◆ Task requirements
Find the lines with the string "React" and return them.

◆ Data to process
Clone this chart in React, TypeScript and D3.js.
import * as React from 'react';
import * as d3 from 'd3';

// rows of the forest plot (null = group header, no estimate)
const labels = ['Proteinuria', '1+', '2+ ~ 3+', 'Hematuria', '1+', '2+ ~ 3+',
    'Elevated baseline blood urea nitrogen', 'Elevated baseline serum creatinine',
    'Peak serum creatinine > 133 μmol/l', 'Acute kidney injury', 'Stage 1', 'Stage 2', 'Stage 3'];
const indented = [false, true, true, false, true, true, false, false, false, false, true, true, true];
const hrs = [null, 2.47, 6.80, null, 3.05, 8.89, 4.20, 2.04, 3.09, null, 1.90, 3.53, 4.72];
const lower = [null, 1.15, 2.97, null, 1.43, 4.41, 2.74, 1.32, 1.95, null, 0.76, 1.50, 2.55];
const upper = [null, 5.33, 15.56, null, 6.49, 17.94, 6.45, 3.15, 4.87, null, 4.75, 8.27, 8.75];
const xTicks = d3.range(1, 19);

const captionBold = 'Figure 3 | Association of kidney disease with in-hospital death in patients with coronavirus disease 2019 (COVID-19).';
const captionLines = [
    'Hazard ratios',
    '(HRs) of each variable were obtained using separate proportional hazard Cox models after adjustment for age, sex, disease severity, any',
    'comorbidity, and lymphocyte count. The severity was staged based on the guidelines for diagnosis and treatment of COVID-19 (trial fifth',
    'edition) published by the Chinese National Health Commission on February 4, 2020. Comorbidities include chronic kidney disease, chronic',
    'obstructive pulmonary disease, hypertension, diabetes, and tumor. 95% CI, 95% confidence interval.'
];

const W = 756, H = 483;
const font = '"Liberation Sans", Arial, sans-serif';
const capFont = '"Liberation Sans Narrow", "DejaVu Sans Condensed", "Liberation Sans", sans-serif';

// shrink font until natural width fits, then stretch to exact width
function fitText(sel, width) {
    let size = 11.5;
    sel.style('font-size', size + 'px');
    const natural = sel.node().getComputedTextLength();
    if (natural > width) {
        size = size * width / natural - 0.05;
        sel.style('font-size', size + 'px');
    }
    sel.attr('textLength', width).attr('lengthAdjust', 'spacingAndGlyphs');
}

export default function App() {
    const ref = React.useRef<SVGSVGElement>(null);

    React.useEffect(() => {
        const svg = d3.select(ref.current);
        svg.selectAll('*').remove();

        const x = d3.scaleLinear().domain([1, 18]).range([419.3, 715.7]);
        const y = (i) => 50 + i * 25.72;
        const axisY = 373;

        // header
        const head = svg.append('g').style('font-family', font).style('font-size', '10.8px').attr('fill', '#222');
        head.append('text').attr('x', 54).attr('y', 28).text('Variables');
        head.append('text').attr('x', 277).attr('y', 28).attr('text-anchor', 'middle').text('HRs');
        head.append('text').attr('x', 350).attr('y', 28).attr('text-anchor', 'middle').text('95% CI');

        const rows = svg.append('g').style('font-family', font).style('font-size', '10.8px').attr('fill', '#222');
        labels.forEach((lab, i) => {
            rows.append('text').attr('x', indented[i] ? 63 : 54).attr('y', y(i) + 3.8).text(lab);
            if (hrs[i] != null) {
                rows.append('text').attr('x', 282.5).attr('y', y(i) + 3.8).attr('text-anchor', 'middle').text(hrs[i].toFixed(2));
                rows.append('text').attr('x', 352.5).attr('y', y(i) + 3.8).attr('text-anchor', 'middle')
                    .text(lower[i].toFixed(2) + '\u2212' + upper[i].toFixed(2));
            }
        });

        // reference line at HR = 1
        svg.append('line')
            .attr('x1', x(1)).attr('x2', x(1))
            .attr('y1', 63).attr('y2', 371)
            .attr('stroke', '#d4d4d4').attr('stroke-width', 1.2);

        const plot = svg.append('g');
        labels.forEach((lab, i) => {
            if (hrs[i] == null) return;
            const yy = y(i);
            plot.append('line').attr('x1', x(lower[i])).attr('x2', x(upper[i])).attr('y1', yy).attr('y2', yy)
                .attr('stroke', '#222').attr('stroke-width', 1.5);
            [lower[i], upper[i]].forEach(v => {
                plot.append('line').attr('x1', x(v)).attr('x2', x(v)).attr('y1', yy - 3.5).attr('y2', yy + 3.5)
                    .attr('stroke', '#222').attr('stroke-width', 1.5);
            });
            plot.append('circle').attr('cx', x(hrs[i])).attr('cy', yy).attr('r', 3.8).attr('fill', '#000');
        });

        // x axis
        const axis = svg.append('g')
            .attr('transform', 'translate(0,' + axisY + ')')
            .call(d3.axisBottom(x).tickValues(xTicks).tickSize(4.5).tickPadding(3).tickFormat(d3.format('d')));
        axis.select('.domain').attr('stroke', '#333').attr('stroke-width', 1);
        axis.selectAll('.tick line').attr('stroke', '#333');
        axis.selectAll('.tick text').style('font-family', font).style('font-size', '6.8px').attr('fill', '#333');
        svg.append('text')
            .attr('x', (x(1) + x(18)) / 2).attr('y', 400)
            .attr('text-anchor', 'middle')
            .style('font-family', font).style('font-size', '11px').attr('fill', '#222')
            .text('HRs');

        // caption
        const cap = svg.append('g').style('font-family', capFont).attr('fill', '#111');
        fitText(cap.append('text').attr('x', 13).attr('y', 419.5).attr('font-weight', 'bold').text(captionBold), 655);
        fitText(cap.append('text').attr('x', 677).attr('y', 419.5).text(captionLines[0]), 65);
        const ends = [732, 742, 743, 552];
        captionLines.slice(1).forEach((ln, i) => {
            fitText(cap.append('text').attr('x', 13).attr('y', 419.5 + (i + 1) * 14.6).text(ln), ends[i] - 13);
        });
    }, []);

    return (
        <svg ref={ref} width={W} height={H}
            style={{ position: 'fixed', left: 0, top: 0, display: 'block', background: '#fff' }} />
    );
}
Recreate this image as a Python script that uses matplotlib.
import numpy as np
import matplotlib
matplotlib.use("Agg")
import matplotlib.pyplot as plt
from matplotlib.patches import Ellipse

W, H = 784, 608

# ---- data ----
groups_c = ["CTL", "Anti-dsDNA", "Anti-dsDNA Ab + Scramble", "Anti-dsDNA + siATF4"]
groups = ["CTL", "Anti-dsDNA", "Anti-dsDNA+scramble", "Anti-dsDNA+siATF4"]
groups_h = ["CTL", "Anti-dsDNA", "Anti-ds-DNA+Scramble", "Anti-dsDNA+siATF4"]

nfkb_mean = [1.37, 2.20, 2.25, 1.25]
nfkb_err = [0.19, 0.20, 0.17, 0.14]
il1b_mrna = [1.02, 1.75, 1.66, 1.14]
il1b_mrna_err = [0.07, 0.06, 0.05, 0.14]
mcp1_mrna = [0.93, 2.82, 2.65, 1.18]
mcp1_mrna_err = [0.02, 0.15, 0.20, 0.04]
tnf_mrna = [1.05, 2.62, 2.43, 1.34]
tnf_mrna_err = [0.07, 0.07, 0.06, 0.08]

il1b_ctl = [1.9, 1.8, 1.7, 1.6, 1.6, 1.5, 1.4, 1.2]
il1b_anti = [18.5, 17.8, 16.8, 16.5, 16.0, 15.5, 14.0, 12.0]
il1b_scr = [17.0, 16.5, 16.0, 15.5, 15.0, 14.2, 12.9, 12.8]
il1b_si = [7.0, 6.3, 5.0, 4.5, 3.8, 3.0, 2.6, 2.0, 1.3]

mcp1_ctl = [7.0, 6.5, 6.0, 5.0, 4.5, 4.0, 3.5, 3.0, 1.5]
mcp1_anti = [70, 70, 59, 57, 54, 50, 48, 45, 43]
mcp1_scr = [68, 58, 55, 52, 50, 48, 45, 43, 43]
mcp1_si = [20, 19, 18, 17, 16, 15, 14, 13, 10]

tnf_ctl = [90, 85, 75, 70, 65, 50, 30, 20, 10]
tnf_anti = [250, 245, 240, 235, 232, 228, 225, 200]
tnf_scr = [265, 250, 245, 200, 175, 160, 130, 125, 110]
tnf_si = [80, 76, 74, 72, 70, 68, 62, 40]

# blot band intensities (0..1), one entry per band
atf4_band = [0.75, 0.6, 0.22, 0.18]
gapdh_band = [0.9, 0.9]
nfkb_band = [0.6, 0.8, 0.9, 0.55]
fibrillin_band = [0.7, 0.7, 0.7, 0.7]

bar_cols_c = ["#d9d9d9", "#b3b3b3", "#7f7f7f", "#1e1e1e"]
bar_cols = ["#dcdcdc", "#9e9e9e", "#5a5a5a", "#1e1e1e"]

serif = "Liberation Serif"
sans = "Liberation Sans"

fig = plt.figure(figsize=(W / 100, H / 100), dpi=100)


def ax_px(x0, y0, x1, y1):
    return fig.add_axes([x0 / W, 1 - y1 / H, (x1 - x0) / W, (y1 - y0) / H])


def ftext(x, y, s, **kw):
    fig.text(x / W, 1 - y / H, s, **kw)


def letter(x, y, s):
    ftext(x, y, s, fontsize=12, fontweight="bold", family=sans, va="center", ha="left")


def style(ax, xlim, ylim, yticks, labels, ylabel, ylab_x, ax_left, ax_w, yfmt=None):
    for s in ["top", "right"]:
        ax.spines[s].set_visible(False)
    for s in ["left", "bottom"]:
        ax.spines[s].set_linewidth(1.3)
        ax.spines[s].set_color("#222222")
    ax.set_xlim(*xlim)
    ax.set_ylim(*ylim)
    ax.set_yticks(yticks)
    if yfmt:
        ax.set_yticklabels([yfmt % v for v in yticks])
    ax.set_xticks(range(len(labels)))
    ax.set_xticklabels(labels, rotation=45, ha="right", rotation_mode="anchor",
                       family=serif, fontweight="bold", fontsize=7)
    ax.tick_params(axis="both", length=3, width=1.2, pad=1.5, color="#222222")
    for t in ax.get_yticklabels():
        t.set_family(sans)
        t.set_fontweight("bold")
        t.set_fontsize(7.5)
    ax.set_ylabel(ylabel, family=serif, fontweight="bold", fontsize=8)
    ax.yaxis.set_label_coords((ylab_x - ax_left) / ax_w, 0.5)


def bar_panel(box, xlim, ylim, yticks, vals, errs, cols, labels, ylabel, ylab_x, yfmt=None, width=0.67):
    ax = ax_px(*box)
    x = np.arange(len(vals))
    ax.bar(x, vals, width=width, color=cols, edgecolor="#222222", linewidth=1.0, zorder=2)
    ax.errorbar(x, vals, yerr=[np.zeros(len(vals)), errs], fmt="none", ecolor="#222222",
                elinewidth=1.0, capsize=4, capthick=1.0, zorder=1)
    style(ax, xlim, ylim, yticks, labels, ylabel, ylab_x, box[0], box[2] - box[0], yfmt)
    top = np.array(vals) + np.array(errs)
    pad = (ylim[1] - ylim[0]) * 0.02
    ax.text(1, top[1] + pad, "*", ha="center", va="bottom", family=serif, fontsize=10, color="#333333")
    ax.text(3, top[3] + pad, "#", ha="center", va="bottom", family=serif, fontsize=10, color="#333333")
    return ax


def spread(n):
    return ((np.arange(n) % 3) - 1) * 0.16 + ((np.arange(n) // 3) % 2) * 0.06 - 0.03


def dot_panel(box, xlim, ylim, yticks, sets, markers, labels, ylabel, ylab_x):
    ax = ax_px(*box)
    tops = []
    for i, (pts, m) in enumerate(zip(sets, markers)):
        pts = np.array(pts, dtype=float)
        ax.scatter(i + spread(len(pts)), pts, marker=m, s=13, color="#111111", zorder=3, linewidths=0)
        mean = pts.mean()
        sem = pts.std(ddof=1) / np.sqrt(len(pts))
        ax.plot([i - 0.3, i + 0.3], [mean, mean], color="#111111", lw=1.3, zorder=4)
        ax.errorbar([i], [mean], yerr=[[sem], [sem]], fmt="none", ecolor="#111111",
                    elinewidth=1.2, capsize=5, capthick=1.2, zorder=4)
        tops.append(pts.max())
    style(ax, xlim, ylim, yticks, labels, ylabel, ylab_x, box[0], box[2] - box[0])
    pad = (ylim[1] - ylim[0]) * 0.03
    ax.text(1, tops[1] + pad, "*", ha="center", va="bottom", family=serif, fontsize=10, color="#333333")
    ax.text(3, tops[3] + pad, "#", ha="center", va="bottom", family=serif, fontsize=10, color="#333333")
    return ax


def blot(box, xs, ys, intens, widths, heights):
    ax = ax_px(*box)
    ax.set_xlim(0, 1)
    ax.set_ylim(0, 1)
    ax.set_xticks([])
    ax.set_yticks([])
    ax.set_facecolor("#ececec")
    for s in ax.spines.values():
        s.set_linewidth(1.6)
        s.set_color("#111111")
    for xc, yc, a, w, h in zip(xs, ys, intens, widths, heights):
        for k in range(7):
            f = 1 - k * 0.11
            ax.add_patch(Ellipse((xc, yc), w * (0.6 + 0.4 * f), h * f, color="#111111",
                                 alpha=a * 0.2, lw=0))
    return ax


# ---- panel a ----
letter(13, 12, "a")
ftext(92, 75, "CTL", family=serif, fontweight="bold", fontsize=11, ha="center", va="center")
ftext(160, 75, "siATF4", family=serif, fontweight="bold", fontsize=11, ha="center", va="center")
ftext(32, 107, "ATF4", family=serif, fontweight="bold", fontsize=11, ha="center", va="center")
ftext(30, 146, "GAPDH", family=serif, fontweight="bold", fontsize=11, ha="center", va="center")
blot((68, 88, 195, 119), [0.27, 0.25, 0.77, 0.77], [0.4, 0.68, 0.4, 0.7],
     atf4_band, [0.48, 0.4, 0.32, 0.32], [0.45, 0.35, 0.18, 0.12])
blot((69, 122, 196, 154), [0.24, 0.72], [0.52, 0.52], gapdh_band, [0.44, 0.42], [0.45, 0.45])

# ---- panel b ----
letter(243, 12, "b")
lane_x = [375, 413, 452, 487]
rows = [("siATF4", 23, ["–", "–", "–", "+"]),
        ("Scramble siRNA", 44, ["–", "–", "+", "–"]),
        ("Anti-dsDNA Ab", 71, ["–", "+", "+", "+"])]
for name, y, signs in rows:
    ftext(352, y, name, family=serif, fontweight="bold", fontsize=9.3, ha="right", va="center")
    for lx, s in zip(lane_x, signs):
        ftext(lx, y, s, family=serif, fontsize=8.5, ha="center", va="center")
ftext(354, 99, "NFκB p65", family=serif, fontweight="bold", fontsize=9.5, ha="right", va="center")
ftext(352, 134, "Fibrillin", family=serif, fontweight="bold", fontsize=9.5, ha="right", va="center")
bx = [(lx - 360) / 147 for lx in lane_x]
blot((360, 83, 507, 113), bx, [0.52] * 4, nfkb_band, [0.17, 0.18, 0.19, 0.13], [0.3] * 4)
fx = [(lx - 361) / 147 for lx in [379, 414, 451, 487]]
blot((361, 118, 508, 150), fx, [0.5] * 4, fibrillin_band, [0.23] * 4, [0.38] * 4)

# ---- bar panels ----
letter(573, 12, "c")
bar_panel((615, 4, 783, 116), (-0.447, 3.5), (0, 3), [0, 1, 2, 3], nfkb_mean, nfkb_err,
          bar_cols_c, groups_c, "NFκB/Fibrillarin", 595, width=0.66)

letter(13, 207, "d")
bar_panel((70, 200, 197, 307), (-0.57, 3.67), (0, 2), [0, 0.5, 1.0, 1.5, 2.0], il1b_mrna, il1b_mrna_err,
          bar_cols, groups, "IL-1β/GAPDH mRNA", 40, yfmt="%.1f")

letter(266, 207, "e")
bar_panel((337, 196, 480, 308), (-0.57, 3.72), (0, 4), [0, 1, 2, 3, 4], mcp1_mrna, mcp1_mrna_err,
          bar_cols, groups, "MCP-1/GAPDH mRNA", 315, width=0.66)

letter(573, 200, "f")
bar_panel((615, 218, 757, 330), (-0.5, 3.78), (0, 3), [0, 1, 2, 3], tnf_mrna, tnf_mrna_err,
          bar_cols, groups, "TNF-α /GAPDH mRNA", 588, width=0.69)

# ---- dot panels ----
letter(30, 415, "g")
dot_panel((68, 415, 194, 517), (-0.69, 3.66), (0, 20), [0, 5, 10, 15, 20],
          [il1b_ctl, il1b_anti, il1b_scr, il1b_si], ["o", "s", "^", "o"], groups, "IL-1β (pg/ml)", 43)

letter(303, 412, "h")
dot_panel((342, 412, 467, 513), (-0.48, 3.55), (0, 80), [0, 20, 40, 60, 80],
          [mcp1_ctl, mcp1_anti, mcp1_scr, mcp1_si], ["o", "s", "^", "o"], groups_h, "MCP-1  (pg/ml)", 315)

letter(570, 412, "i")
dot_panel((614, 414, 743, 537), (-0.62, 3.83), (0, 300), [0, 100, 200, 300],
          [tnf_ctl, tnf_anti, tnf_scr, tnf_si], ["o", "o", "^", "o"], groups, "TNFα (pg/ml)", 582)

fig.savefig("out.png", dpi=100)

◆ The answer
Clone this chart in React, TypeScript and D3.js.
import * as React from 'react';
    const ref = React.useRef<SVGSVGElement>(null);
    React.useEffect(() => {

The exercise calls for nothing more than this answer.